Simpson Strong‑Tie Company Inc. does not guarantee the performance or safety of products that are modified, improperly installed or not used in accordance with the design and load limits set forth in this catalog.
Autocad is a registered trademark of Autodesk.
a. Simpson Strong‑Tie Company Inc. reserves the right to change specifications, designs, and models without notice or liability for such changes.
b. Steel used for each Simpson Strong‑Tie® product is individually selected based on the product’s steel specifications, including strength, thickness, formability, finish, and weldability. Contact Simpson Strong‑Tie for steel information on specific products.
c. Unless otherwise noted, dimensions are in inches, loads are in pounds.
d. 8d (0.131"x2½"), 10d (0.148"x3"), and 16d (0.162"x3½") specify common nails that meet the requirements of ASTM F1667.
e. Do Not Overload. Do not exceed catalog allowable loads, which would jeopardize the product.
f. All references to bolts or machine bolts (MBs), unless otherwise noted, are for structural quality through bolts (not lag screws or carriage bolts) equal
to or better than ASTM Standard A307, Grade A. Anchor rods for MFSL, MFAB, MF‑ATR5EXT‑LS and MF‑ATR5EXT‑LSG are ASTM F1554 Grade 36 or A36; MFSL‑HS, MFAB‑HS MF‑ATR5EXT‑HS and MF‑ATR5EXT‑HSG are ASTM A449; bolts for OMF beam‑to‑column and SMF link‑to‑column connection are ASTM A325. SMF beam‑to‑shear tab connections are ASTM A325 bolts. Link‑to‑beam connections are ASTM A490 (F2280) tension‑control bolts.
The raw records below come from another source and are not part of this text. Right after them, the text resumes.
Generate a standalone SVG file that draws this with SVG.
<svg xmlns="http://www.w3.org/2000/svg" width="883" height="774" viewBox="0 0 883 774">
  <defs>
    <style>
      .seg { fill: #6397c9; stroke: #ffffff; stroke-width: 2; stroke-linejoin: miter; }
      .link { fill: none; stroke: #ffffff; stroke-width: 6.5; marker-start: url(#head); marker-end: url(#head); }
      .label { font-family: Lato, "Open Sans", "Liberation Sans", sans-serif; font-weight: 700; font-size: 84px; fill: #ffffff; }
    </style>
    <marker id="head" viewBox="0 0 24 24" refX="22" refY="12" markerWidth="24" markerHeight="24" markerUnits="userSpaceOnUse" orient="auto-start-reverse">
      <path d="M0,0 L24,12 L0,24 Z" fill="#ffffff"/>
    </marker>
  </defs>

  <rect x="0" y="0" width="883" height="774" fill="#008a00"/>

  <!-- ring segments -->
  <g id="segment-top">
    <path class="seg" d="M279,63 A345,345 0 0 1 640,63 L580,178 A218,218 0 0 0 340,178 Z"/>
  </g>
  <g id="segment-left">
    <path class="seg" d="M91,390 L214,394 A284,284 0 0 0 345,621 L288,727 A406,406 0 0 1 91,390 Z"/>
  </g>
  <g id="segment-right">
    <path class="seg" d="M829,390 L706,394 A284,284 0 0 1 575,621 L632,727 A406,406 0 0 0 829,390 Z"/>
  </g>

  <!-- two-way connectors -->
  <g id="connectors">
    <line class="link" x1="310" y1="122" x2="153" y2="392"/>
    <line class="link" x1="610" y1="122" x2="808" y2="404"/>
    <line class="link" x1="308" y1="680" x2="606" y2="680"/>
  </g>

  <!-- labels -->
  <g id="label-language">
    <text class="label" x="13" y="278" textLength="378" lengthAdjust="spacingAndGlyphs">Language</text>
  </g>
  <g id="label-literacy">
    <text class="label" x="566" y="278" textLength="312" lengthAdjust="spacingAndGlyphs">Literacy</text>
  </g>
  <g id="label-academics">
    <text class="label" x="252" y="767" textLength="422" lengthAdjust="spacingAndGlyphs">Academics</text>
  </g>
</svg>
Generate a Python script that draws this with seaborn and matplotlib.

g. Wood shrinks and expands as it loses or gains moisture. Dimensions given to the face of wood nailers in this catalog may vary slightly due to moisture content. Capacities provided that include wood nailers are based on a moisture content of less than 19 percent at time of fastener installation, and a minimum specific gravity of 0.50. Nailers are DF #2.
h. Some model configurations may differ from those shown in this catalog. Contact Simpson Strong‑Tie for details.
These general notes are provided to ensure proper installation of Simpson Strong‑Tie Company Inc. products and must be followed fully.
Warning
general notes
a. Provide temporary diagonal bracing of Strong Frame® as required until frame is tied in to the floor or roof framing above.
b. All specified fasteners must be installed according to the instructions in this catalog. Incorrect fastener quantity, size, placement, type, material, or finish may cause the connection to fail.
c. Fill all fastener holes as specified in the installation instructions for that product. Some pre‑installed items may not use all holes.
d. Use the materials specified in the installation instructions. Substitution of or failure to use specified materials may cause the product to fail.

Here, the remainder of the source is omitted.